RF Welder
Geneva Awning & Tent Works creates custom manufactured products for most of the Northeast.

Our facility is capable of manufacturing a variety of products.

A sample list of services:

  • Custom sewing
  • Custom signs & banners
  • Custom flags
  • Government & industrial sewing

Our newest addition to our family of services is the Thermotron Quantum F-Series Radio Frequency Sealer. Available for contract work for any custom RF welding project anywhere in the United States. We specialize in the welding of Commercial Awnings, and any Vinyl or Sunbrella welding application.

RF Welder

There are a number of advantages of RF welding over alternative welding technologies:

  • Unlike with a straight heat weld, the material is only heated while RF is being generated. Once the generator cycles, the heat is turned off. This allows for greater control over the amount of energy that the material sees over the entire cycle. In addition, RF-generated heat does not radiate off the die like on a heated die. This prevents heat-degradation of the material abutting the weld.
  • RF tooling is usually run "cold". This means that once the RF is turned off, the material stops being heated, but remains under pressure. In this fashion it is possible to both instantly heat, weld, and cool the material under compression. More control over the weld means more control over the melt, the extrusion, and the resulting strength of the seal.
  • RF welds are "clean". Because the only material needed to produce an RF weld is the material itself, there are no messy adhesives or by-products involved in RF welding.

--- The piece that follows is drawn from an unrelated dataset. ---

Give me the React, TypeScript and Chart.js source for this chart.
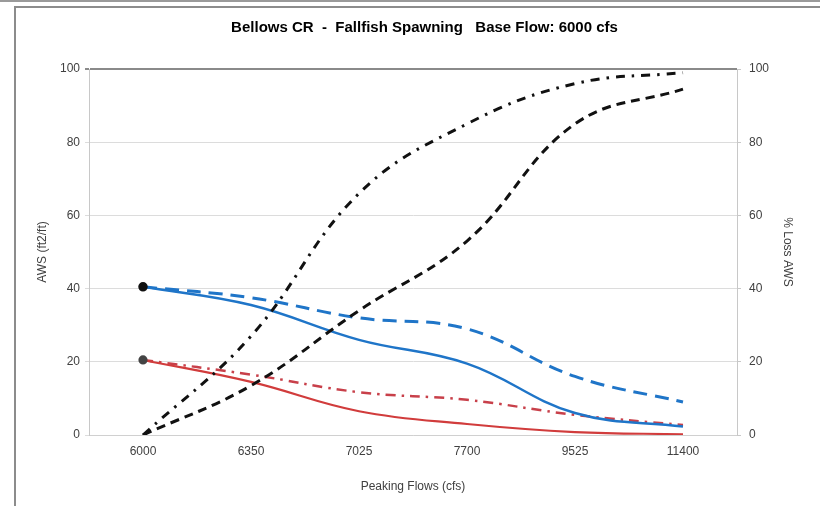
import React, { useEffect, useRef } from "react";
import { Chart, registerables } from "chart.js";

Chart.register(...registerables);

const categories = ["6000", "6350", "7025", "7700", "9525", "11400"];
const awsTicks = [0, 20, 40, 60, 80, 100];

const blueSolid = [40.5, 35.5, 26, 19.5, 6, 2.3];
const blueDashed = [40.5, 37.5, 32, 29, 16, 9];
const redSolid = [20.5, 14.5, 6.5, 3, 0.8, 0.2];
const redDashDot = [20.5, 16.5, 11.7, 9.6, 5.5, 2.7];
const blackDashDot = [0, 27, 66, 85, 96, 99];
const blackDashed = [0, 13.5, 34, 53, 85, 94.5];

const titleText = "Bellows CR  -  Fallfish Spawning   Base Flow: 6000 cfs";
const xTitle = "Peaking Flows (cfs)";
const yTitle = "AWS (ft2/ft)";
const y1Title = "% Loss AWS";

const FONT = "'Liberation Sans', Arial, sans-serif";
const BLUE = "#1f75c8";
const RED = "#d13c3c";

export default function App() {
  const ref = useRef<HTMLCanvasElement | null>(null);

  useEffect(() => {
    if (!ref.current) return;
    const firstDot = categories.map((_, i) => (i === 0 ? 3.5 : 0));
    const chart = new Chart(ref.current, {
      type: "line",
      data: {
        labels: categories,
        datasets: [
          {
            label: "Loss dash-dot",
            data: blackDashDot,
            yAxisID: "y1",
            borderColor: "#111",
            borderWidth: 3,
            borderDash: [9, 7, 2.5, 7],
            pointRadius: 0,
          },
          {
            label: "Loss dashed",
            data: blackDashed,
            yAxisID: "y1",
            borderColor: "#111",
            borderWidth: 3,
            borderDash: [9, 6],
            pointRadius: 0,
          },
          {
            label: "Blue solid",
            data: blueSolid,
            yAxisID: "y",
            borderColor: BLUE,
            borderWidth: 2.5,
            pointRadius: firstDot,
            pointBackgroundColor: "#111",
            pointBorderColor: "#111",
          },
          {
            label: "Blue dashed",
            data: blueDashed,
            yAxisID: "y",
            borderColor: BLUE,
            borderWidth: 3,
            borderDash: [14, 8],
            pointRadius: 0,
          },
          {
            label: "Red solid",
            data: redSolid,
            yAxisID: "y",
            borderColor: RED,
            borderWidth: 2.2,
            pointRadius: firstDot,
            pointBackgroundColor: "#444",
            pointBorderColor: "#444",
          },
          {
            label: "Red dash-dot",
            data: redDashDot,
            yAxisID: "y",
            borderColor: "#c8404a",
            borderWidth: 2.5,
            borderDash: [10, 6, 2.5, 6],
            pointRadius: 0,
          },
        ],
      },
      options: {
        animation: false,
        responsive: true,
        maintainAspectRatio: false,
        layout: { padding: { left: 29, right: 0, top: 0, bottom: 0 } },
        elements: {
          line: { tension: 0.4, fill: false, capBezierPoints: true },
        },
        plugins: {
          legend: { display: false },
          tooltip: { enabled: false },
          title: {
            display: true,
            text: titleText,
            color: "#000",
            font: { family: FONT, size: 15, weight: "bold" },
            padding: { top: 19, bottom: 32 },
          },
        },
        scales: {
          x: {
            type: "category",
            offset: true,
            grid: { display: false, drawTicks: false },
            border: { display: true, color: "#d0d0d0", width: 1 },
            ticks: {
              color: "#404040",
              font: { family: FONT, size: 12 },
              padding: 9,
              autoSkip: false,
              maxRotation: 0,
            },
            title: {
              display: true,
              text: xTitle,
              color: "#404040",
              font: { family: FONT, size: 12 },
              padding: { top: 0, bottom: 11.8 },
            },
            afterFit: (s: any) => {
              s.height = 71;
            },
          },
          y: {
            position: "left",
            min: 0,
            max: 100,
            afterBuildTicks: (s: any) => {
              s.ticks = awsTicks.map((v) => ({ value: v }));
            },
            grid: {
              color: (c: any) => (c.tick && c.tick.value === 100 ? "#8a8a8a" : "#dcdcdc"),
              lineWidth: (c: any) => (c.tick && c.tick.value === 100 ? 2 : 1),
              tickLength: 4,
            },
            border: { display: true, color: "#c8c8c8", width: 1 },
            ticks: {
              color: "#404040",
              font: { family: FONT, size: 12 },
              padding: 5,
            },
            title: {
              display: true,
              text: yTitle,
              color: "#404040",
              font: { family: FONT, size: 12 },
              padding: { top: 6.8, bottom: 0 },
            },
            afterFit: (s: any) => {
              s.width = 60;
            },
          },
          y1: {
            position: "right",
            min: 0,
            max: 100,
            afterBuildTicks: (s: any) => {
              s.ticks = awsTicks.map((v) => ({ value: v }));
            },
            grid: {
              drawOnChartArea: false,
              color: "#c8c8c8",
              tickLength: 4,
            },
            border: { display: true, color: "#c8c8c8", width: 1 },
            ticks: {
              color: "#404040",
              font: { family: FONT, size: 12 },
              padding: 8,
            },
            title: {
              display: true,
              text: y1Title,
              color: "#404040",
              font: { family: FONT, size: 12 },
              padding: { top: 25.8, bottom: 0 },
            },
            afterFit: (s: any) => {
              s.width = 83;
            },
          },
        },
      },
    });
    return () => chart.destroy();
  }, []);

  return (
    <div
      style={{
        position: "fixed",
        left: 0,
        top: 0,
        width: 820,
        height: 506,
        background: "#fff",
        overflow: "hidden",
      }}
    >
      <canvas ref={ref} />
      <div
        style={{
          position: "absolute",
          left: 0,
          top: 0,
          width: 820,
          height: 2,
          background: "#9a9a9a",
          pointerEvents: "none",
        }}
      />
      <div
        style={{
          position: "absolute",
          left: 14,
          top: 6,
          width: 820,
          height: 520,
          borderLeft: "2px solid #8c8c8c",
          borderTop: "2px solid #8c8c8c",
          pointerEvents: "none",
        }}
      />
    </div>
  );
}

RF welding is useful for joining polymers that have strong dipoles, such as polyvinyl chloride (PVC), polyurethanes, and polyamides. Application of a high intensity alternating electromagnetic field to these dipoles will tend to cause orientation with the field. The dipoles will try to alternate with the changing field polarity and, in the process, will convert some of the field energy into heat, creating a weld. In the USA , the most common RF welding frequency is set at 27.12 MHz, but frequencies can vary depending on country.


RF Welder

The high intensity field is normally applied to polymer by electrodes that are pressed against both sides of the film layers. Since field intensity decreases with distance, this process is normally most useful when the electrodes are close together, as with polymer films. Welding appears to occur at the interface between the films because the relatively cold electrodes draw heat from the film surface, but not as effectively from the more distant interface.

Concerns about the incineration of PVC disposable products has led to greatly increased interest in welding of polyester or multilayer films. For the latter multilayer materials, one of the layers is sensitive to the field while the other layers provide the properties required for the particular application. These newer materials generally heat less efficiently, but conditions can sometimes be found where acceptable welding occurs. Heating efficiency is material dependent. Polyolefins, such as polyethylene and polypropylene, have very weak dipoles are essentially insensitive to the field.

In the medical area, bags for fluids are probably the main application of RF welding. The bags, and the ports for entry into the bag, can be made in one step. Weld times range from fractions of a second to seconds, depending on the material, film thickness, and area being welded. Use of microprocessors and improved control during the weld cycle have led to both increased quality and speed.